The gender question will only loom larger as Congress considers a new bill, called the Civil Rights Act of 1997, that would eliminate affirmative action in federal hiring and contracts.

Some proponents of affirmative action believe that the tide will change as women in civil service and other jobs begin to feel the impact of eliminating preferences. "When they start to implement 209 and it becomes clear that women are not hired or promoted to state jobs, that police departments stop reaching out to women, there's going to be a very big backlash," predicts Kathy Spillar, a coordinator of the Stop 209 campaign.

But Lydia Chavez, author of Color Bind, a new book documenting the history of Prop 209, says the picture is complicated by issues of class. By and large poorer women, regardless of color, gained little from affirmative action policies, unless they worked at the post office or fire department or had civil service jobs, Chavez says. Moreover, she found that working class women tended to view affirmative action as a negative because they saw it as threatening to their husbands and sons.

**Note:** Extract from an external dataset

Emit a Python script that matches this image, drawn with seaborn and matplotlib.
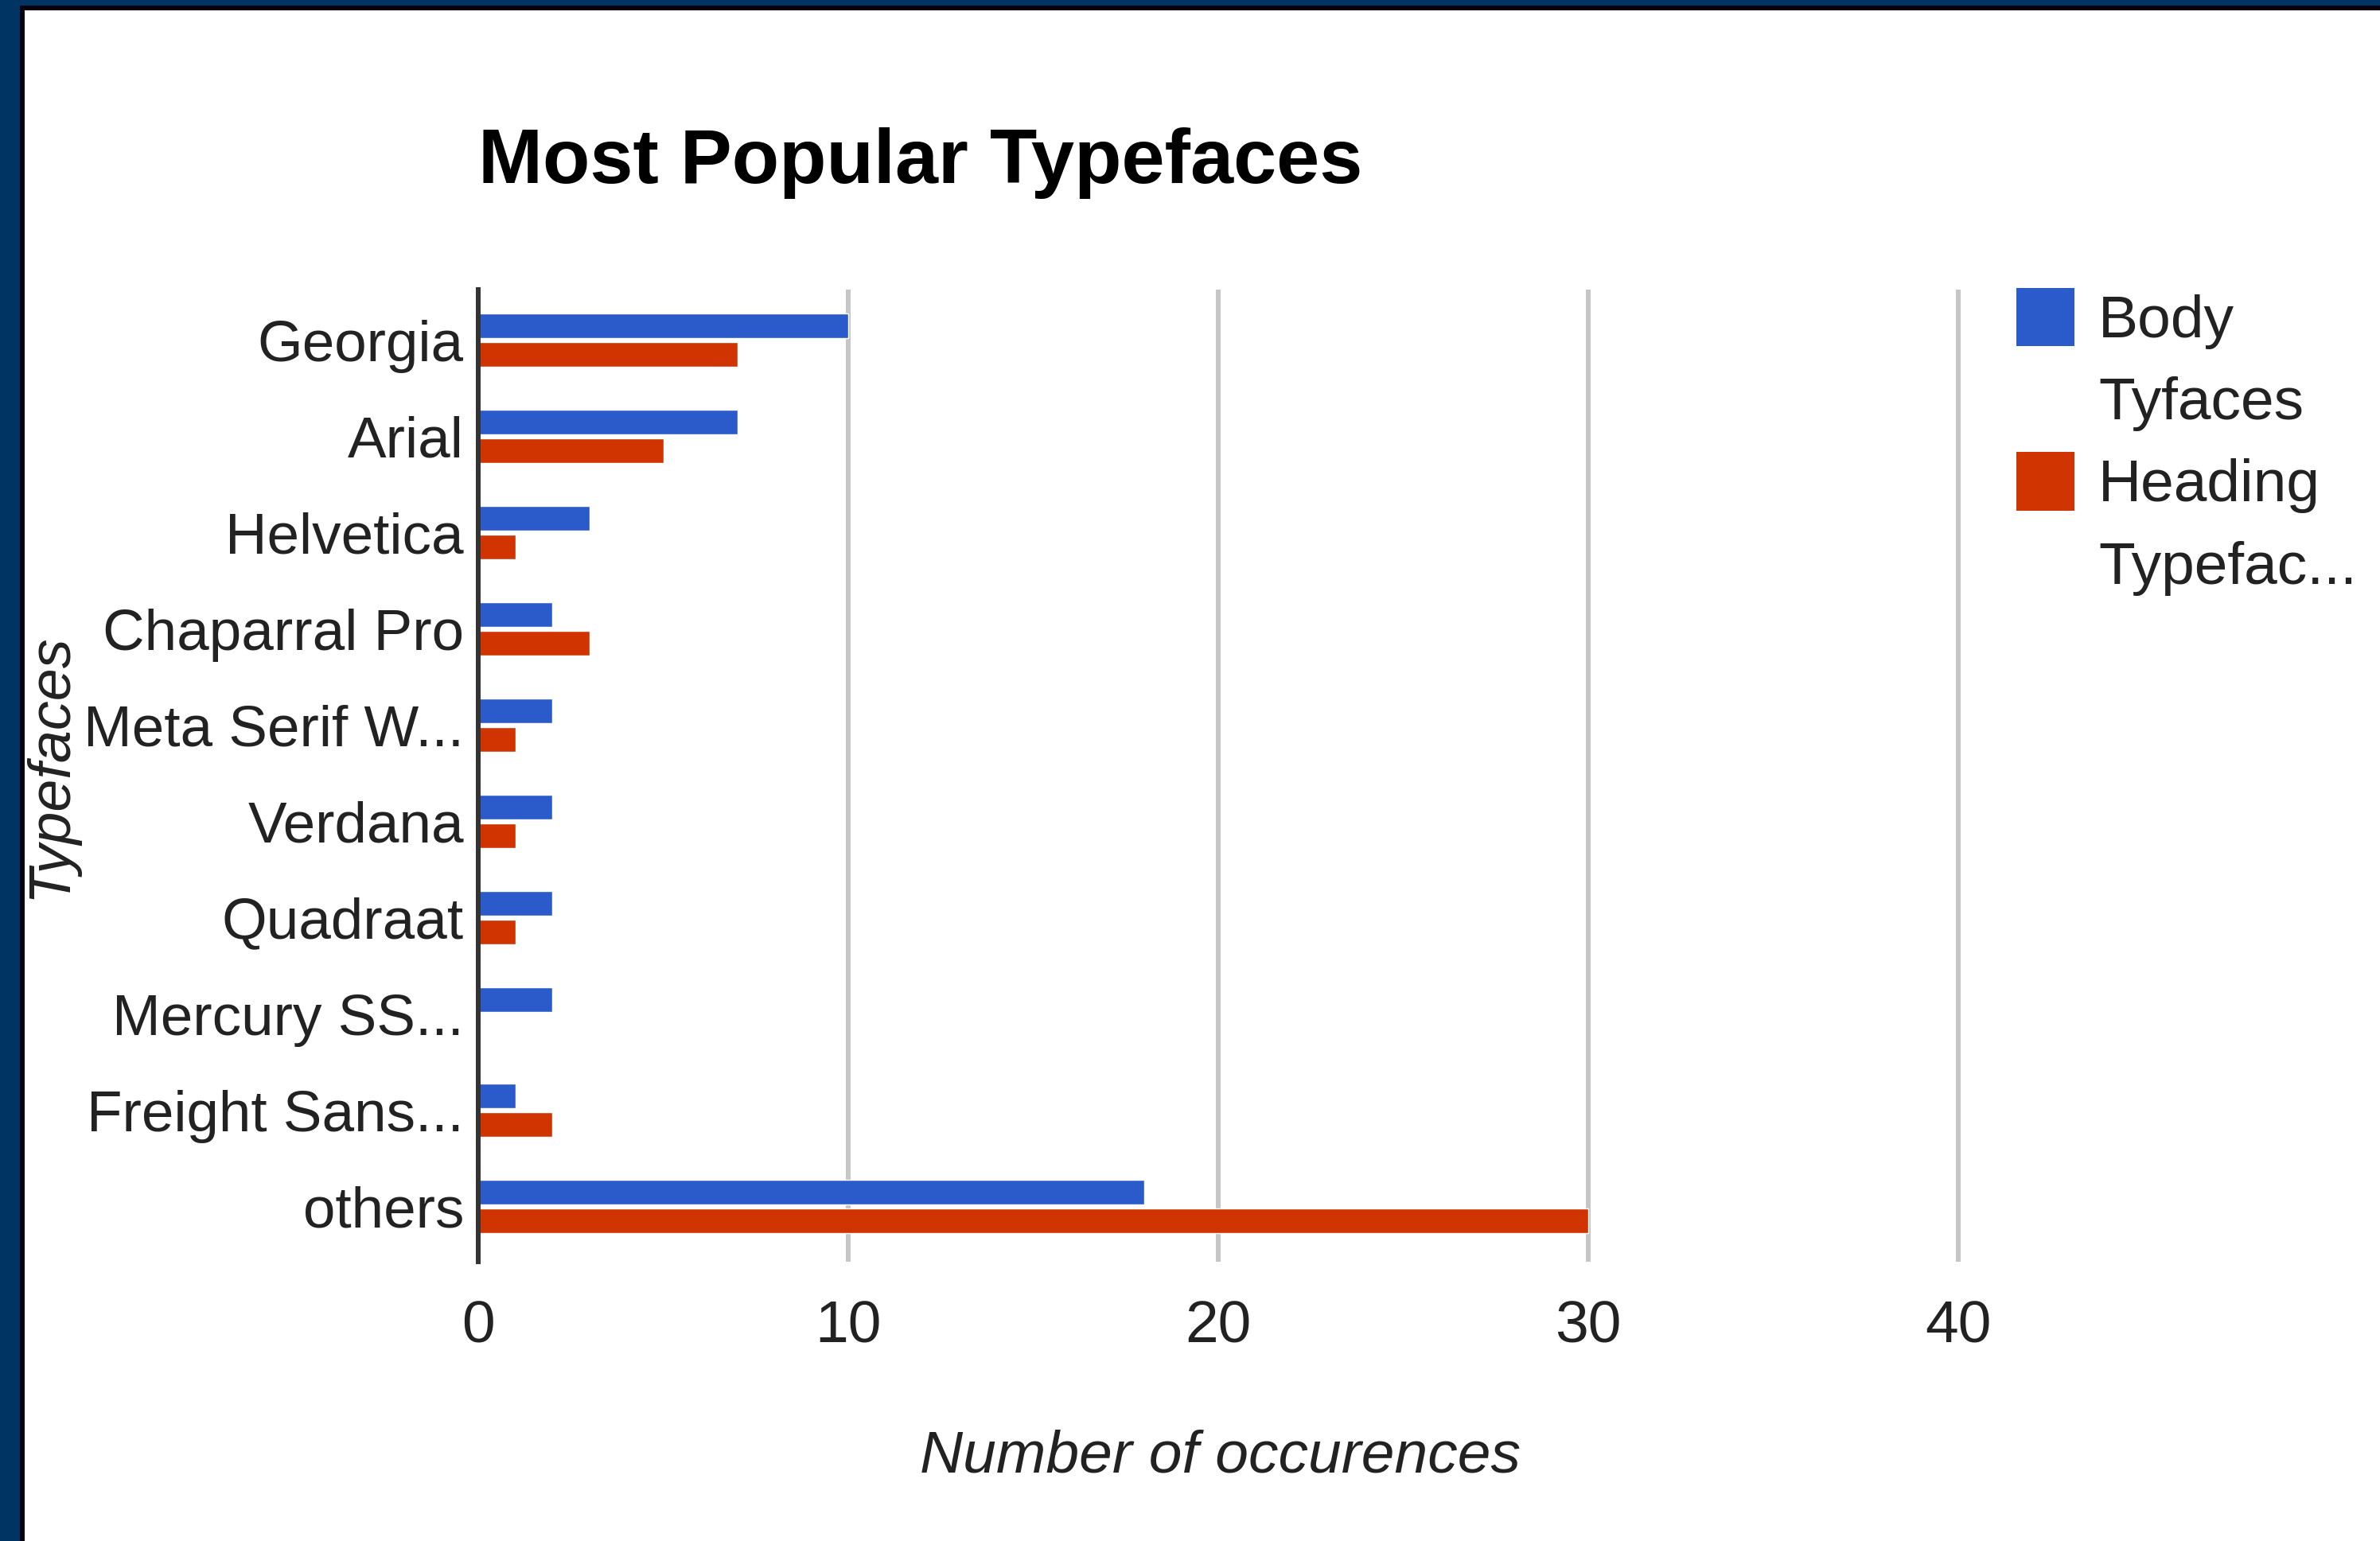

As long as white women-- particularly affluent white women--see themselves gaining parity in higher education, it's unlikely they'll support reinstatement of gender and racial preferences, even when the call comes from so persuasive a political figure as Jesse Jackson.

"I can see why Rev. Jackson wanted to include women in the recent anti 209 march, because it substantially increases the number in his interest group. But he doesn't have the real support of women behind that tactic," says Anita Blare, executive vice president of the Independent Women's Forum, an organization of professional women. "It's a tactic opponents of 209 used early on, and it never went anywhere."